* _COLLECTED DATA_
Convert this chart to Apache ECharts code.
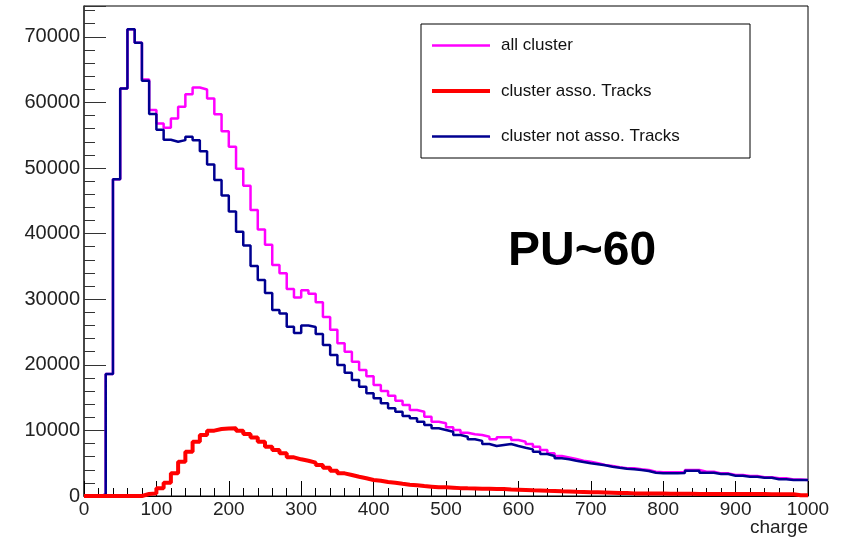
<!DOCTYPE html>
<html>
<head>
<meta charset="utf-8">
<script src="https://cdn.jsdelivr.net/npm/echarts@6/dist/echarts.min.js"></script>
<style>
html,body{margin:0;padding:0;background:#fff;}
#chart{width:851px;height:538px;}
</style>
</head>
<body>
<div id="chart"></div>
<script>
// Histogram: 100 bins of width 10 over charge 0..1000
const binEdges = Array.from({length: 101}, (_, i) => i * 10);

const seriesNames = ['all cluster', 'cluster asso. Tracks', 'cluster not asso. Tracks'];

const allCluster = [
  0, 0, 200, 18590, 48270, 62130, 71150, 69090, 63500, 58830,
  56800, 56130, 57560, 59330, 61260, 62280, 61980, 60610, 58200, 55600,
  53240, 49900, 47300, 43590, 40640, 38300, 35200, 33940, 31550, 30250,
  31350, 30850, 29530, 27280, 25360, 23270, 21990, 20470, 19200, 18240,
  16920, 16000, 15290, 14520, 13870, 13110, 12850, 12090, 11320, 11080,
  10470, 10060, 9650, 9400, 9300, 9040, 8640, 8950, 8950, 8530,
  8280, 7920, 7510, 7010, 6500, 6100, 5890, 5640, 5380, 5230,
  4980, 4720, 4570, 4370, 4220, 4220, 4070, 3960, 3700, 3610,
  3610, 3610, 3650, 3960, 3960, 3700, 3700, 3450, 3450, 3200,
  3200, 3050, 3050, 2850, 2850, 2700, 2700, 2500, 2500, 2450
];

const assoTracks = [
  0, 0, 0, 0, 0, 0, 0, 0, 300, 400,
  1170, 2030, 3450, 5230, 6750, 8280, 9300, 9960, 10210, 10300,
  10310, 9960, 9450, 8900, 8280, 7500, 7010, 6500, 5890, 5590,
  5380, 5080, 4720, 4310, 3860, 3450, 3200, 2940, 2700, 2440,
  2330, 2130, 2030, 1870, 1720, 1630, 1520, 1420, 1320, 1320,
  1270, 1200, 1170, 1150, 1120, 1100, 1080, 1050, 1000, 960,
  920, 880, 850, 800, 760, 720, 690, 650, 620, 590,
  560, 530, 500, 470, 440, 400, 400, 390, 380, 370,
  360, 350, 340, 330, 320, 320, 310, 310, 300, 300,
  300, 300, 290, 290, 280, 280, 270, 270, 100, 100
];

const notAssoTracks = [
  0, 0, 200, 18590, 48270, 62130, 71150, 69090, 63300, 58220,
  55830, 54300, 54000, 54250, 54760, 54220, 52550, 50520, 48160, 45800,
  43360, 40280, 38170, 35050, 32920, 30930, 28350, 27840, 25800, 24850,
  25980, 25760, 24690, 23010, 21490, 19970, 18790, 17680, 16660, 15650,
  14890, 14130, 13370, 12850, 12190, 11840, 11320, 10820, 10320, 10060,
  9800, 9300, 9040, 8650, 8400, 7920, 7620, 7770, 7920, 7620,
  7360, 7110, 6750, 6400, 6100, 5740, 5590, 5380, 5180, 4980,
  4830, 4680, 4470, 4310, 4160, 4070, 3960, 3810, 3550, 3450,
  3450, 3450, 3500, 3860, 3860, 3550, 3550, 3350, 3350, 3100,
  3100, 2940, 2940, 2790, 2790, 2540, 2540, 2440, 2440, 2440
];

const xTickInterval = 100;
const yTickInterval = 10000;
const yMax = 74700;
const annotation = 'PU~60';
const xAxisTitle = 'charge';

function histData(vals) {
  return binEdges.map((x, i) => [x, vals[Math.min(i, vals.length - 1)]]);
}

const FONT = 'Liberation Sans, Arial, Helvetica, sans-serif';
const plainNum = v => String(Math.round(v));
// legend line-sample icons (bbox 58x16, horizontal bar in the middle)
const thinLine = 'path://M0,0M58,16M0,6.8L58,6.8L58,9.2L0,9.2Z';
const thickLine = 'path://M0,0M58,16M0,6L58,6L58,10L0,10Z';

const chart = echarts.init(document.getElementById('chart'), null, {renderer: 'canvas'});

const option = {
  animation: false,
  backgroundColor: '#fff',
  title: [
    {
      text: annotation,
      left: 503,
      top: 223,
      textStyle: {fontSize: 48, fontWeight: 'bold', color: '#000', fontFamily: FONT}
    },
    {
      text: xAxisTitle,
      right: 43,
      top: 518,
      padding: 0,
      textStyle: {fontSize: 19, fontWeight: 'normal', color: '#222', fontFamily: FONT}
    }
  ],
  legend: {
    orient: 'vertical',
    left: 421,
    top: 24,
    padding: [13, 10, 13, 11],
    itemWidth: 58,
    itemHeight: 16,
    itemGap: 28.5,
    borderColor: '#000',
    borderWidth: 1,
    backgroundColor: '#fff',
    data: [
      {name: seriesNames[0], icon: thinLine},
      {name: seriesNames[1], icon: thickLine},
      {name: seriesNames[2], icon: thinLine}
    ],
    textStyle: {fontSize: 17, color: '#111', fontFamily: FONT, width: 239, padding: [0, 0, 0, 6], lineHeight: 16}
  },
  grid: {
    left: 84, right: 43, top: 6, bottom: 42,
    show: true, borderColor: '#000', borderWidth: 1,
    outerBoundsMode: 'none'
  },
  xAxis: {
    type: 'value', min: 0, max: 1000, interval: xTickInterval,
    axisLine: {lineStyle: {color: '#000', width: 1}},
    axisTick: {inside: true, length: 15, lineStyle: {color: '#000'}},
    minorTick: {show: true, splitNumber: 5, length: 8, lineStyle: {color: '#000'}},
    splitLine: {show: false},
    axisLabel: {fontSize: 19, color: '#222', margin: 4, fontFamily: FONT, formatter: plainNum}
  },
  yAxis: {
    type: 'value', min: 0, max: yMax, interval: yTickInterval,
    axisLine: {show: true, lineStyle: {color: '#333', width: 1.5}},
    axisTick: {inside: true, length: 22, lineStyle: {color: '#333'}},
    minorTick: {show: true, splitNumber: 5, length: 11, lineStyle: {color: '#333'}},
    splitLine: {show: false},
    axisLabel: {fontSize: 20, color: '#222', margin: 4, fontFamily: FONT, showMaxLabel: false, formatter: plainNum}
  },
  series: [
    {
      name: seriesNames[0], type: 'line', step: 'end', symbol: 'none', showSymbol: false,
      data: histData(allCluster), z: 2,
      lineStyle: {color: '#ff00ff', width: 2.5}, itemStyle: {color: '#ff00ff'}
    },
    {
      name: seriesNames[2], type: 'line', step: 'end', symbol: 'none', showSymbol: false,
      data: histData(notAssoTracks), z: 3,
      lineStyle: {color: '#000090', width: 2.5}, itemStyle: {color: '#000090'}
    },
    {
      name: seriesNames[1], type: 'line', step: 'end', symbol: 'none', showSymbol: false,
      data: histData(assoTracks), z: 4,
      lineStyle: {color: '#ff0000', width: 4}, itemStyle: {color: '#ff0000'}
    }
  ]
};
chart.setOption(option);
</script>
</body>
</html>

* _WHAT IS NEEDED_
Reproduce the material word for word. Any pictures should be left out of the copy.

* _SOLUTION FOR THIS TASK_
Convert this chart to Apache ECharts code.
<!DOCTYPE html>
<html>
<head>
<meta charset="utf-8">
<script src="https://cdn.jsdelivr.net/npm/echarts@6/dist/echarts.min.js"></script>
<style>
html,body{margin:0;padding:0;background:#fff;}
#chart{width:851px;height:538px;}
</style>
</head>
<body>
<div id="chart"></div>
<script>
// Histogram: 100 bins of width 10 over charge 0..1000
const binEdges = Array.from({length: 101}, (_, i) => i * 10);

const seriesNames = ['all cluster', 'cluster asso. Tracks', 'cluster not asso. Tracks'];

const allCluster = [
  0, 0, 200, 18590, 48270, 62130, 71150, 69090, 63500, 58830,
  56800, 56130, 57560, 59330, 61260, 62280, 61980, 60610, 58200, 55600,
  53240, 49900, 47300, 43590, 40640, 38300, 35200, 33940, 31550, 30250,
  31350, 30850, 29530, 27280, 25360, 23270, 21990, 20470, 19200, 18240,
  16920, 16000, 15290, 14520, 13870, 13110, 12850, 12090, 11320, 11080,
  10470, 10060, 9650, 9400, 9300, 9040, 8640, 8950, 8950, 8530,
  8280, 7920, 7510, 7010, 6500, 6100, 5890, 5640, 5380, 5230,
  4980, 4720, 4570, 4370, 4220, 4220, 4070, 3960, 3700, 3610,
  3610, 3610, 3650, 3960, 3960, 3700, 3700, 3450, 3450, 3200,
  3200, 3050, 3050, 2850, 2850, 2700, 2700, 2500, 2500, 2450
];

const assoTracks = [
  0, 0, 0, 0, 0, 0, 0, 0, 300, 400,
  1170, 2030, 3450, 5230, 6750, 8280, 9300, 9960, 10210, 10300,
  10310, 9960, 9450, 8900, 8280, 7500, 7010, 6500, 5890, 5590,
  5380, 5080, 4720, 4310, 3860, 3450, 3200, 2940, 2700, 2440,
  2330, 2130, 2030, 1870, 1720, 1630, 1520, 1420, 1320, 1320,
  1270, 1200, 1170, 1150, 1120, 1100, 1080, 1050, 1000, 960,
  920, 880, 850, 800, 760, 720, 690, 650, 620, 590,
  560, 530, 500, 470, 440, 400, 400, 390, 380, 370,
  360, 350, 340, 330, 320, 320, 310, 310, 300, 300,
  300, 300, 290, 290, 280, 280, 270, 270, 100, 100
];

const notAssoTracks = [
  0, 0, 200, 18590, 48270, 62130, 71150, 69090, 63300, 58220,
  55830, 54300, 54000, 54250, 54760, 54220, 52550, 50520, 48160, 45800,
  43360, 40280, 38170, 35050, 32920, 30930, 28350, 27840, 25800, 24850,
  25980, 25760, 24690, 23010, 21490, 19970, 18790, 17680, 16660, 15650,
  14890, 14130, 13370, 12850, 12190, 11840, 11320, 10820, 10320, 10060,
  9800, 9300, 9040, 8650, 8400, 7920, 7620, 7770, 7920, 7620,
  7360, 7110, 6750, 6400, 6100, 5740, 5590, 5380, 5180, 4980,
  4830, 4680, 4470, 4310, 4160, 4070, 3960, 3810, 3550, 3450,
  3450, 3450, 3500, 3860, 3860, 3550, 3550, 3350, 3350, 3100,
  3100, 2940, 2940, 2790, 2790, 2540, 2540, 2440, 2440, 2440
];

const xTickInterval = 100;
const yTickInterval = 10000;
const yMax = 74700;
const annotation = 'PU~60';
const xAxisTitle = 'charge';

function histData(vals) {
  return binEdges.map((x, i) => [x, vals[Math.min(i, vals.length - 1)]]);
}

const FONT = 'Liberation Sans, Arial, Helvetica, sans-serif';
const plainNum = v => String(Math.round(v));
// legend line-sample icons (bbox 58x16, horizontal bar in the middle)
const thinLine = 'path://M0,0M58,16M0,6.8L58,6.8L58,9.2L0,9.2Z';
const thickLine = 'path://M0,0M58,16M0,6L58,6L58,10L0,10Z';

const chart = echarts.init(document.getElementById('chart'), null, {renderer: 'canvas'});

const option = {
  animation: false,
  backgroundColor: '#fff',
  title: [
    {
      text: annotation,
      left: 503,
      top: 223,
      textStyle: {fontSize: 48, fontWeight: 'bold', color: '#000', fontFamily: FONT}
    },
    {
      text: xAxisTitle,
      right: 43,
      top: 518,
      padding: 0,
      textStyle: {fontSize: 19, fontWeight: 'normal', color: '#222', fontFamily: FONT}
    }
  ],
  legend: {
    orient: 'vertical',
    left: 421,
    top: 24,
    padding: [13, 10, 13, 11],
    itemWidth: 58,
    itemHeight: 16,
    itemGap: 28.5,
    borderColor: '#000',
    borderWidth: 1,
    backgroundColor: '#fff',
    data: [
      {name: seriesNames[0], icon: thinLine},
      {name: seriesNames[1], icon: thickLine},
      {name: seriesNames[2], icon: thinLine}
    ],
    textStyle: {fontSize: 17, color: '#111', fontFamily: FONT, width: 239, padding: [0, 0, 0, 6], lineHeight: 16}
  },
  grid: {
    left: 84, right: 43, top: 6, bottom: 42,
    show: true, borderColor: '#000', borderWidth: 1,
    outerBoundsMode: 'none'
  },
  xAxis: {
    type: 'value', min: 0, max: 1000, interval: xTickInterval,
    axisLine: {lineStyle: {color: '#000', width: 1}},
    axisTick: {inside: true, length: 15, lineStyle: {color: '#000'}},
    minorTick: {show: true, splitNumber: 5, length: 8, lineStyle: {color: '#000'}},
    splitLine: {show: false},
    axisLabel: {fontSize: 19, color: '#222', margin: 4, fontFamily: FONT, formatter: plainNum}
  },
  yAxis: {
    type: 'value', min: 0, max: yMax, interval: yTickInterval,
    axisLine: {show: true, lineStyle: {color: '#333', width: 1.5}},
    axisTick: {inside: true, length: 22, lineStyle: {color: '#333'}},
    minorTick: {show: true, splitNumber: 5, length: 11, lineStyle: {color: '#333'}},
    splitLine: {show: false},
    axisLabel: {fontSize: 20, color: '#222', margin: 4, fontFamily: FONT, showMaxLabel: false, formatter: plainNum}
  },
  series: [
    {
      name: seriesNames[0], type: 'line', step: 'end', symbol: 'none', showSymbol: false,
      data: histData(allCluster), z: 2,
      lineStyle: {color: '#ff00ff', width: 2.5}, itemStyle: {color: '#ff00ff'}
    },
    {
      name: seriesNames[2], type: 'line', step: 'end', symbol: 'none', showSymbol: false,
      data: histData(notAssoTracks), z: 3,
      lineStyle: {color: '#000090', width: 2.5}, itemStyle: {color: '#000090'}
    },
    {
      name: seriesNames[1], type: 'line', step: 'end', symbol: 'none', showSymbol: false,
      data: histData(assoTracks), z: 4,
      lineStyle: {color: '#ff0000', width: 4}, itemStyle: {color: '#ff0000'}
    }
  ]
};
chart.setOption(option);
</script>
</body>
</html>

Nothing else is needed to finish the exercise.